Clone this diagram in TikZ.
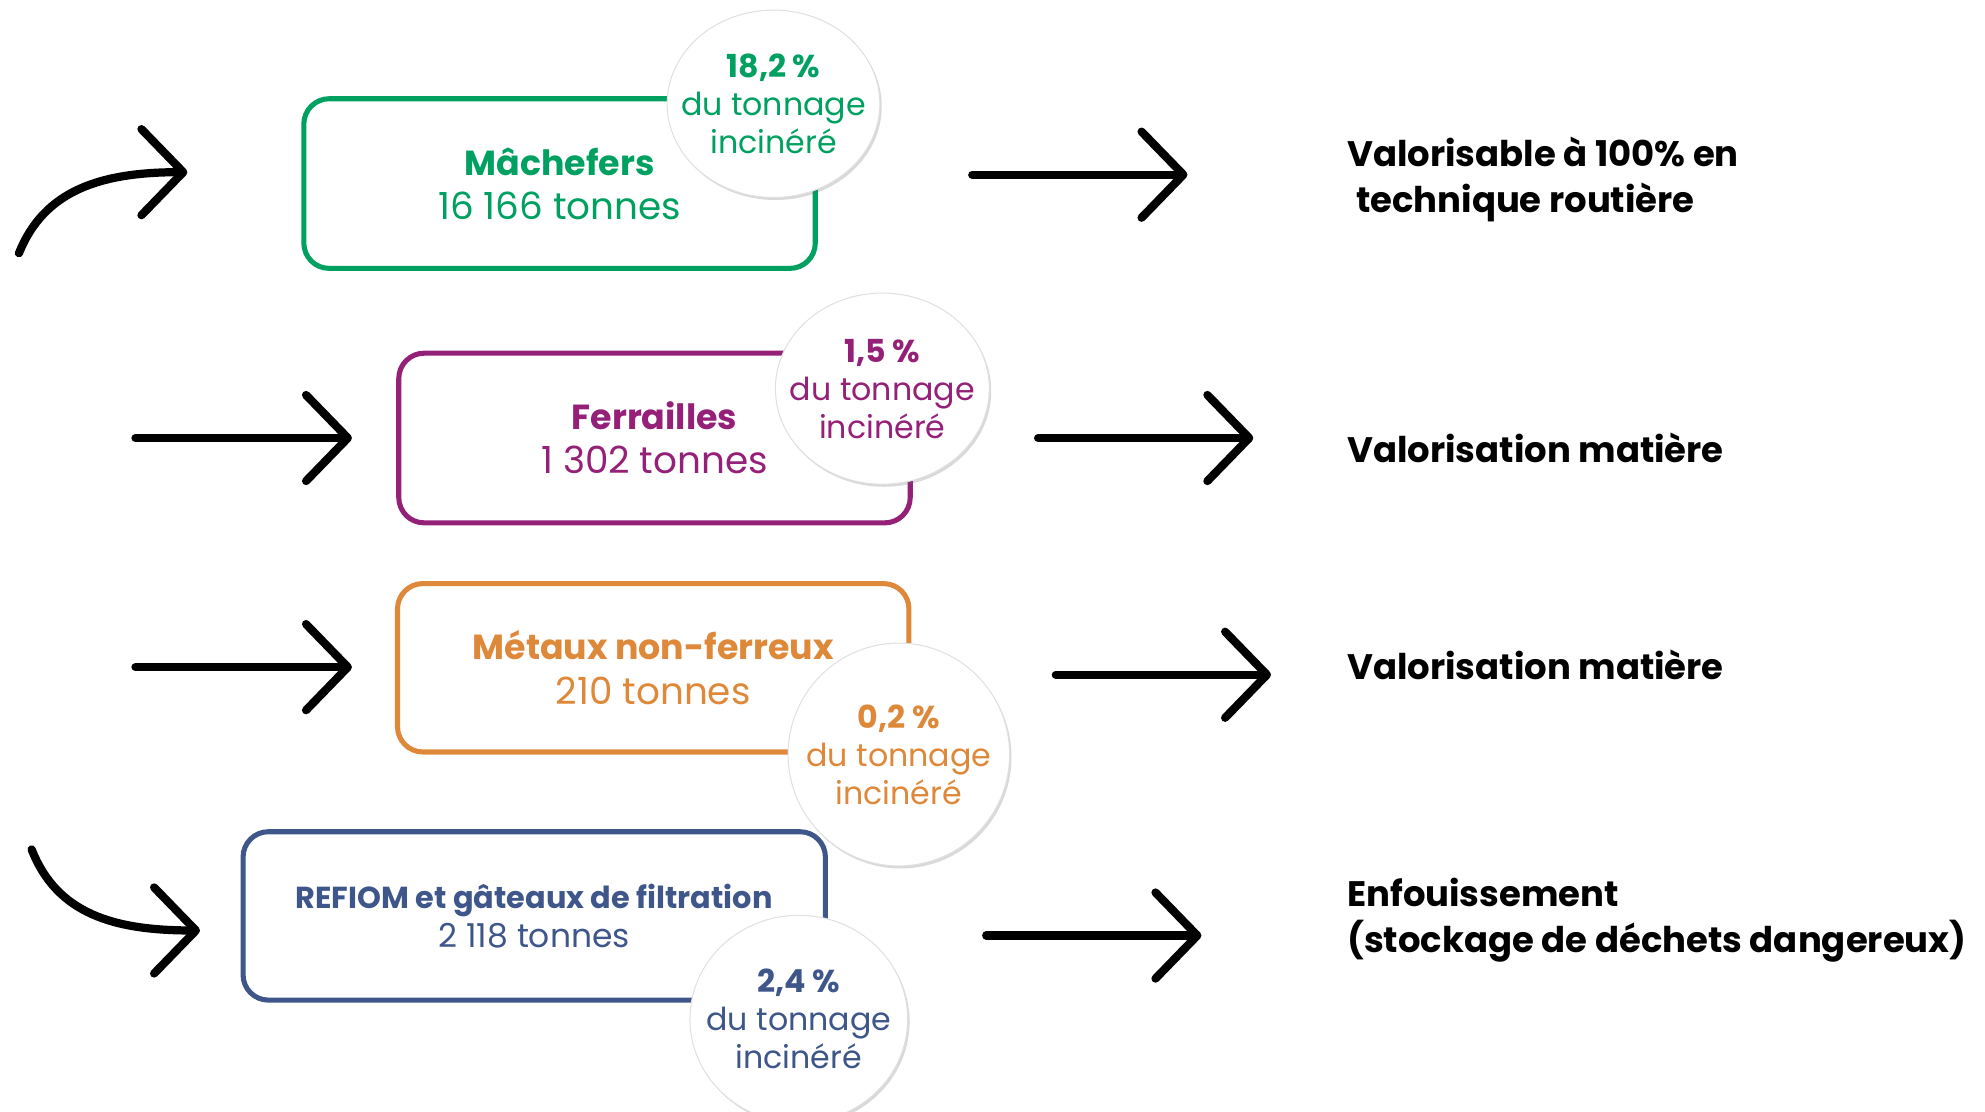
\documentclass[tikz,border=0pt]{standalone}
\usepackage{fontspec}
\setmainfont{Poppins}
\usetikzlibrary{shapes.geometric,arrows.meta,shadows}
\definecolor{cgreen}{RGB}{0,161,96}
\definecolor{cpurple}{RGB}{148,32,120}
\definecolor{corange}{RGB}{222,136,58}
\definecolor{cblue}{RGB}{62,86,138}
\newcommand{\boxtitle}[1]{{\fontsize{27.5}{35}\selectfont\bfseries #1}}
\begin{document}
\begin{tikzpicture}[x=1pt,y=-1pt,
  box/.style={draw, line width=4pt, rounded corners=20pt, minimum width=404pt,
    minimum height=134pt, inner sep=0pt, align=center,
    font=\fontsize{29.5}{35}\selectfont},
  pct/.style={ellipse, fill=white, draw=black!12, line width=0.8pt,
    inner xsep=-22pt, inner ysep=0pt,
    align=center, font=\fontsize{25}{30}\selectfont,
    drop shadow={shadow xshift=1.5pt, shadow yshift=-2pt, opacity=.25, fill=black!60}},
  arr/.style={line width=6.5pt, line cap=round,
    -{Straight Barb[length=33pt,width=68pt,round]}},
  outtext/.style={anchor=west, align=left, inner sep=0pt,
    font=\bfseries\fontsize{28}{36}\selectfont}
]
\useasboundingbox (0,0) rectangle (1568,878);

% boxes
\node[box, draw=cgreen, text=cgreen] (mach) at (442,145)
  {\boxtitle{Mâchefers}\\16 166 tonnes};
\node[box, draw=cpurple, text=cpurple] (ferr) at (517,346)
  {\boxtitle{Ferrailles}\\1 302 tonnes};
\node[box, draw=corange, text=corange, minimum height=133pt] (meta) at (516,527.5)
  {\boxtitle{Métaux non-ferreux}\\210 tonnes};
\node[box, draw=cblue, text=cblue, minimum width=460pt, minimum height=133pt,
  font=\fontsize{26}{31}\selectfont] (refi) at (422,723.5)
  {{\fontsize{24}{31}\selectfont\bfseries REFIOM et gâteaux de filtration}\\2 118 tonnes};

% percentage bubbles
\node[pct, text=cgreen, minimum width=168pt, minimum height=148pt] (pmach) at (611,82)
  {\textbf{18,2 \%}\\du tonnage\\incinéré};
\node[pct, text=cpurple, minimum width=169pt, minimum height=151pt] (pferr) at (697,307)
  {\textbf{1,5 \%}\\du tonnage\\incinéré};
\node[pct, text=corange, minimum width=175pt, minimum height=176pt] (pmeta) at (710,596)
  {\textbf{0,2 \%}\\du tonnage\\incinéré};
\node[pct, text=cblue, minimum width=172pt, minimum height=164pt] (prefi) at (631,805)
  {\textbf{2,4 \%}\\du tonnage\\incinéré};

% outcome texts
\node[outtext] (o1) at (1064,142) {Valorisable à 100\% en\\\hspace{0.25em}technique routière};
\node[outtext] (o2) at (1064,354) {Valorisation matière};
\node[outtext] (o3) at (1064,525) {Valorisation matière};
\node[outtext] (o4) at (1064,727) {Enfouissement\\(stockage de déchets dangereux)};

% incoming arrows
\coordinate (i1s) at (15,200);   \coordinate (i1e) at (148,136);
\coordinate (i2s) at (107,346);  \coordinate (i2e) at (278,346);
\coordinate (i3s) at (107,527);  \coordinate (i3e) at (278,527);
\coordinate (i4s) at (25,671);   \coordinate (i4e) at (158,735);
\draw[arr] (i1s) .. controls (35,150) and (80,136) .. (i1e);
\draw[arr] (i2s) -- (i2e);
\draw[arr] (i3s) -- (i3e);
\draw[arr] (i4s) .. controls (45,722) and (90,735) .. (i4e);

% outgoing arrows
\coordinate (r1s) at (768,138);  \coordinate (r1e) at (938,138);
\coordinate (r2s) at (820,346);  \coordinate (r2e) at (990,346);
\coordinate (r3s) at (834,533);  \coordinate (r3e) at (1004,533);
\coordinate (r4s) at (779,739);  \coordinate (r4e) at (949,739);
\draw[arr] (r1s) -- (r1e);
\draw[arr] (r2s) -- (r2e);
\draw[arr] (r3s) -- (r3e);
\draw[arr] (r4s) -- (r4e);
\end{tikzpicture}
\end{document}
┄┄┄┄┄┄
TASK DETAILS: Exclude the pictures. Write out the remaining data exactly.

THE COMPLETED TASK:
Clone this diagram in TikZ.
\documentclass[tikz,border=0pt]{standalone}
\usepackage{fontspec}
\setmainfont{Poppins}
\usetikzlibrary{shapes.geometric,arrows.meta,shadows}
\definecolor{cgreen}{RGB}{0,161,96}
\definecolor{cpurple}{RGB}{148,32,120}
\definecolor{corange}{RGB}{222,136,58}
\definecolor{cblue}{RGB}{62,86,138}
\newcommand{\boxtitle}[1]{{\fontsize{27.5}{35}\selectfont\bfseries #1}}
\begin{document}
\begin{tikzpicture}[x=1pt,y=-1pt,
  box/.style={draw, line width=4pt, rounded corners=20pt, minimum width=404pt,
    minimum height=134pt, inner sep=0pt, align=center,
    font=\fontsize{29.5}{35}\selectfont},
  pct/.style={ellipse, fill=white, draw=black!12, line width=0.8pt,
    inner xsep=-22pt, inner ysep=0pt,
    align=center, font=\fontsize{25}{30}\selectfont,
    drop shadow={shadow xshift=1.5pt, shadow yshift=-2pt, opacity=.25, fill=black!60}},
  arr/.style={line width=6.5pt, line cap=round,
    -{Straight Barb[length=33pt,width=68pt,round]}},
  outtext/.style={anchor=west, align=left, inner sep=0pt,
    font=\bfseries\fontsize{28}{36}\selectfont}
]
\useasboundingbox (0,0) rectangle (1568,878);

% boxes
\node[box, draw=cgreen, text=cgreen] (mach) at (442,145)
  {\boxtitle{Mâchefers}\\16 166 tonnes};
\node[box, draw=cpurple, text=cpurple] (ferr) at (517,346)
  {\boxtitle{Ferrailles}\\1 302 tonnes};
\node[box, draw=corange, text=corange, minimum height=133pt] (meta) at (516,527.5)
  {\boxtitle{Métaux non-ferreux}\\210 tonnes};
\node[box, draw=cblue, text=cblue, minimum width=460pt, minimum height=133pt,
  font=\fontsize{26}{31}\selectfont] (refi) at (422,723.5)
  {{\fontsize{24}{31}\selectfont\bfseries REFIOM et gâteaux de filtration}\\2 118 tonnes};

% percentage bubbles
\node[pct, text=cgreen, minimum width=168pt, minimum height=148pt] (pmach) at (611,82)
  {\textbf{18,2 \%}\\du tonnage\\incinéré};
\node[pct, text=cpurple, minimum width=169pt, minimum height=151pt] (pferr) at (697,307)
  {\textbf{1,5 \%}\\du tonnage\\incinéré};
\node[pct, text=corange, minimum width=175pt, minimum height=176pt] (pmeta) at (710,596)
  {\textbf{0,2 \%}\\du tonnage\\incinéré};
\node[pct, text=cblue, minimum width=172pt, minimum height=164pt] (prefi) at (631,805)
  {\textbf{2,4 \%}\\du tonnage\\incinéré};

% outcome texts
\node[outtext] (o1) at (1064,142) {Valorisable à 100\% en\\\hspace{0.25em}technique routière};
\node[outtext] (o2) at (1064,354) {Valorisation matière};
\node[outtext] (o3) at (1064,525) {Valorisation matière};
\node[outtext] (o4) at (1064,727) {Enfouissement\\(stockage de déchets dangereux)};

% incoming arrows
\coordinate (i1s) at (15,200);   \coordinate (i1e) at (148,136);
\coordinate (i2s) at (107,346);  \coordinate (i2e) at (278,346);
\coordinate (i3s) at (107,527);  \coordinate (i3e) at (278,527);
\coordinate (i4s) at (25,671);   \coordinate (i4e) at (158,735);
\draw[arr] (i1s) .. controls (35,150) and (80,136) .. (i1e);
\draw[arr] (i2s) -- (i2e);
\draw[arr] (i3s) -- (i3e);
\draw[arr] (i4s) .. controls (45,722) and (90,735) .. (i4e);

% outgoing arrows
\coordinate (r1s) at (768,138);  \coordinate (r1e) at (938,138);
\coordinate (r2s) at (820,346);  \coordinate (r2e) at (990,346);
\coordinate (r3s) at (834,533);  \coordinate (r3e) at (1004,533);
\coordinate (r4s) at (779,739);  \coordinate (r4e) at (949,739);
\draw[arr] (r1s) -- (r1e);
\draw[arr] (r2s) -- (r2e);
\draw[arr] (r3s) -- (r3e);
\draw[arr] (r4s) -- (r4e);
\end{tikzpicture}
\end{document}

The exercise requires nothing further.